20. August 2008

When Persuasion can fall short

Dieser Artikel hat Wellen geschlagen: When Information Architecture can fall short. Einige der bekanntesten und anerkanntesten Informationsarchitekten haben den Artikel kommentiert. Diese Kommentare sind wirklich Gold wert.

Terrible article Jeff! [...] You then completely misinterpret what information architecture is about. It’s as if you looked at the field circa 1996, when it was in the early stages of trying to define itself, and assumed that nothing has changed since then.

Your definition of IA is way too narrow for me, and your means of devaluing even that definition is a circular argument.

You described the ancient past and the past of 5 years ago in both your propositions. Your new way of thinking is old hat in the IA community and has been the norm there for 5 to 8 years.

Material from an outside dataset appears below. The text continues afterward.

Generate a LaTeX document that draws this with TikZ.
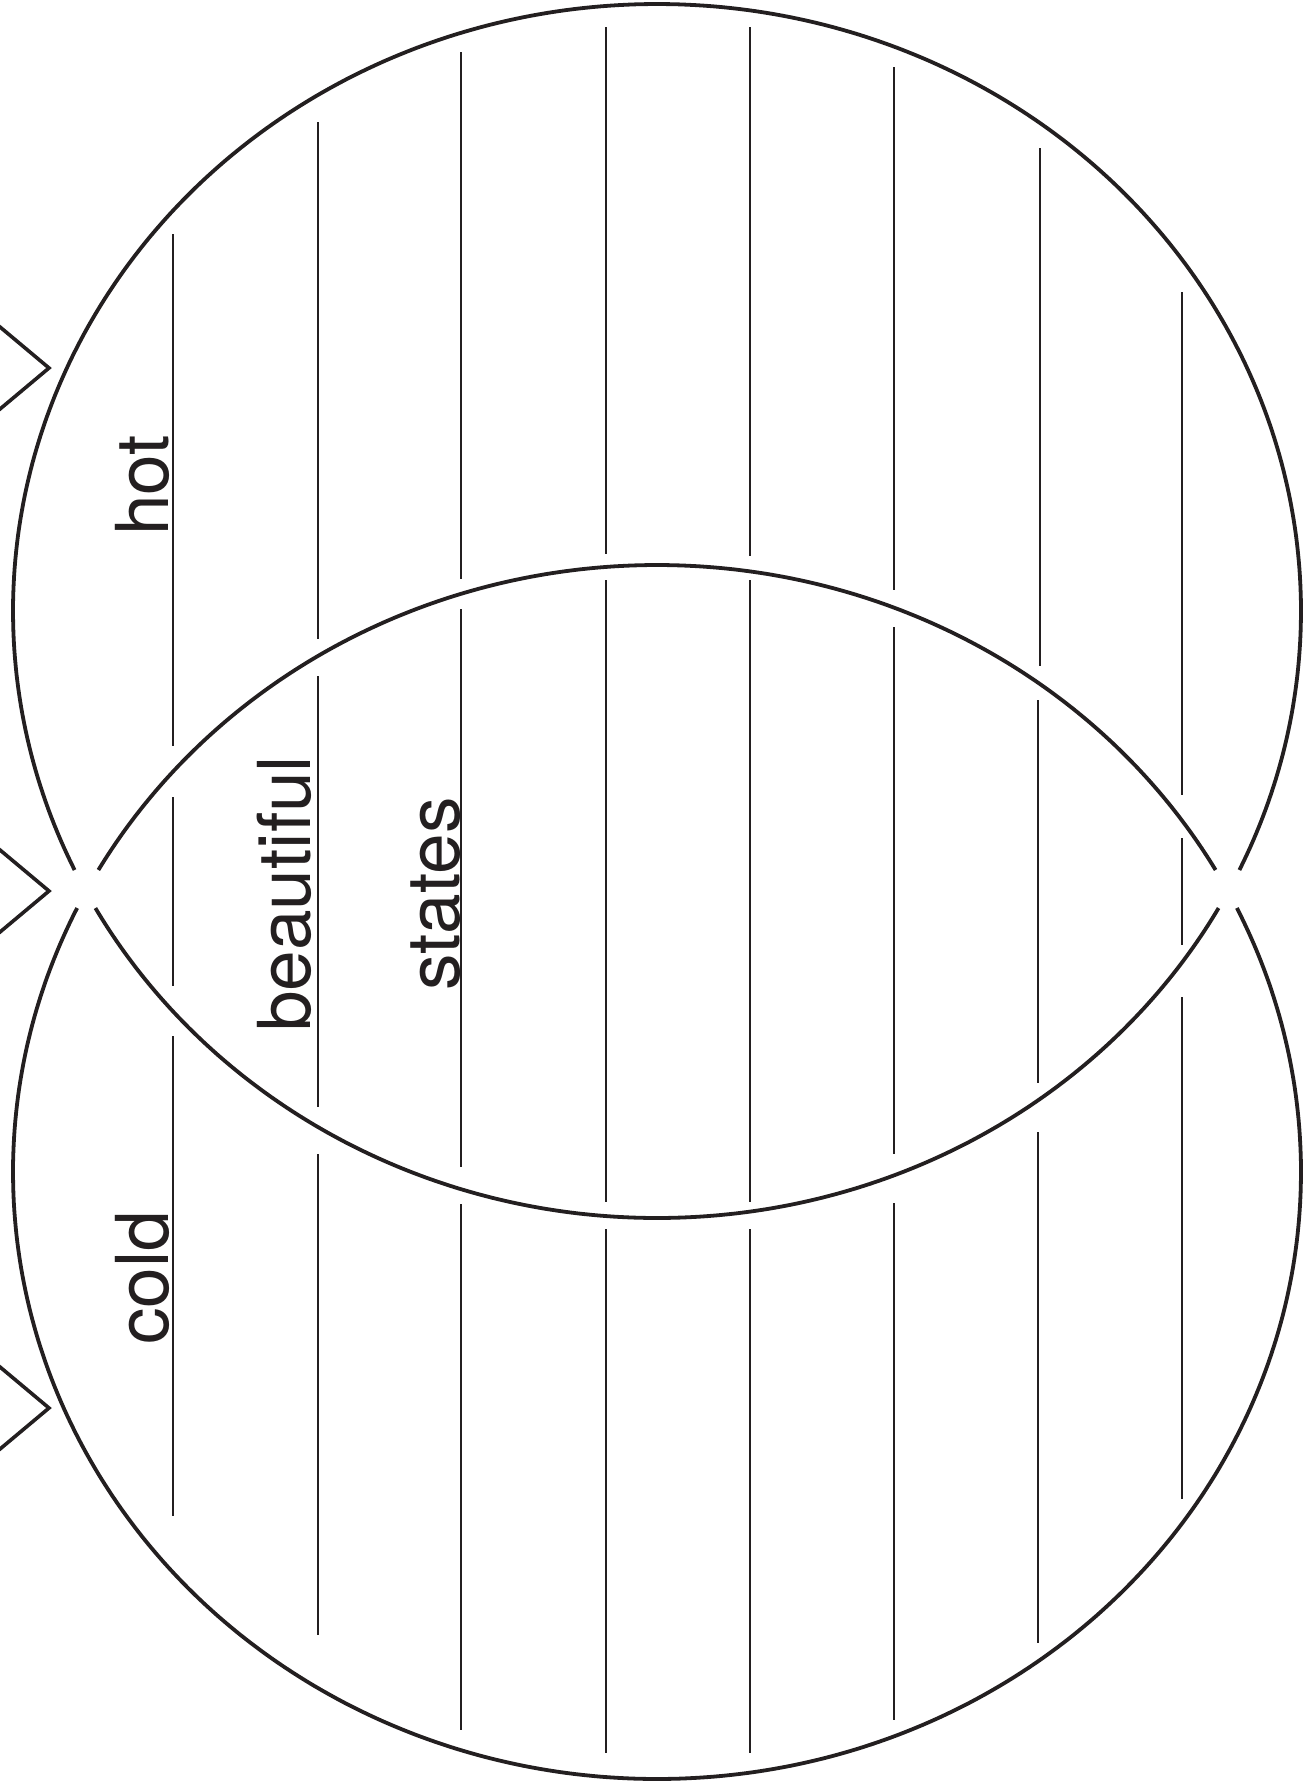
\documentclass[tikz,border=0pt]{standalone}
\usepackage{fontspec}
\setmainfont{TeX Gyre Heros}
\definecolor{ink}{HTML}{231F20}
\begin{document}
\begin{tikzpicture}[x=1pt,y=-1pt,
  outline/.style={draw=ink, line width=3.8pt},
  rule/.style={draw=ink, line width=1.8pt},
  chev/.style={draw=ink, line width=3.6pt, line join=miter},
  lbl/.style={rotate=90, anchor=base west, inner sep=0pt, text=ink,
              font=\fontsize{73}{80}\selectfont}]
\useasboundingbox (0,0) rectangle (1314,1786);
% top ellipse: outer arc and lower (lens) arc
\draw[outline] plot[domain=154.74:385.26, samples=300] ({657+644*cos(\x)},{611+607*sin(\x)});
\draw[outline] plot[domain=29.3:150.7, samples=200] ({657+644*cos(\x)},{611+607*sin(\x)});
% bottom ellipse: upper (lens) arc and outer arc
\draw[outline] plot[domain=209.84:330.16, samples=200] ({657+644*cos(\x)},{1172+607*sin(\x)});
\draw[outline] plot[domain=-25.78:205.78, samples=300] ({657+644*cos(\x)},{1172+607*sin(\x)});
% chevrons
\draw[chev] (-10,318.6) -- (49,368) -- (-10,417.4);
\draw[chev] (-10,841.6) -- (49,891) -- (-10,940.4);
\draw[chev] (-10,1358.6) -- (49,1408) -- (-10,1457.4);
% writing lines
\foreach \cx/\ya/\yb in {
  173/234/746, 173/797/986, 173/1036/1516,
  318/122/639, 318/676/1107, 318/1154/1635,
  461/52/579, 461/609/1167, 461/1204/1730,
  606/27/554, 606/580/1202, 606/1229/1753,
  750/27/556, 750/580/1202, 750/1229/1753,
  894/67/590, 894/627/1154, 894/1203/1720,
  1040/148/666, 1038/700/1083, 1038/1132/1643,
  1182/292/795, 1182/838/945, 1182/997/1499}
  \draw[rule] (\cx,\ya) -- (\cx,\yb);
% labels
\node[lbl] (hot) at (168,536) {hot};
\node[lbl] (cold) at (168,1345) {cold};
\node[lbl] (beautiful) at (310,1032) {beautiful};
\node[lbl] (states) at (459,991) {states};
\end{tikzpicture}
\end{document}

The IA community has gone far beyond what you are describing as new and has included the understandings around persuasion for many years.

IA is more than sitemaps, as this article implies. IA is about organizing information, defining relationships, and wayfinding. Persuasion architecture? Really? Sounds like another rebranded, meaningless marketing buzzword.

Mr. Sexton, let me suggest that a site owner has one set of goals and site visitors have very different, goals. Good information architects make sure that both of these sets of these goals are successfully met. That’s because businesses will never achieve their strategic goals until site visitors can achieve their’s.

You have turned a butt-ugly salespitch hypothesis into a linkworthy article - thousands of people are going to link to this with “if you ever write anything like this I will never speak to you again”-style messages.

I’ll just add this: the “marketing problem” you mention with IA is real. I think you overstate it in order to lend credence to your article, but yes — there are a lot of garden-variety folk out there who haven’t gotten beyond rudimentary thinking of what the IA field covers.

First and foremost, the Infomation Architecture Institute offers a really good mentoring program. I’d like to suggest that you consider joining the IAI (www.iainstitute.org) and signing up for the program. Depending upon your goals with IA, the right mentor could be found for you and could really help you grow your knowledge on the topic / in the field.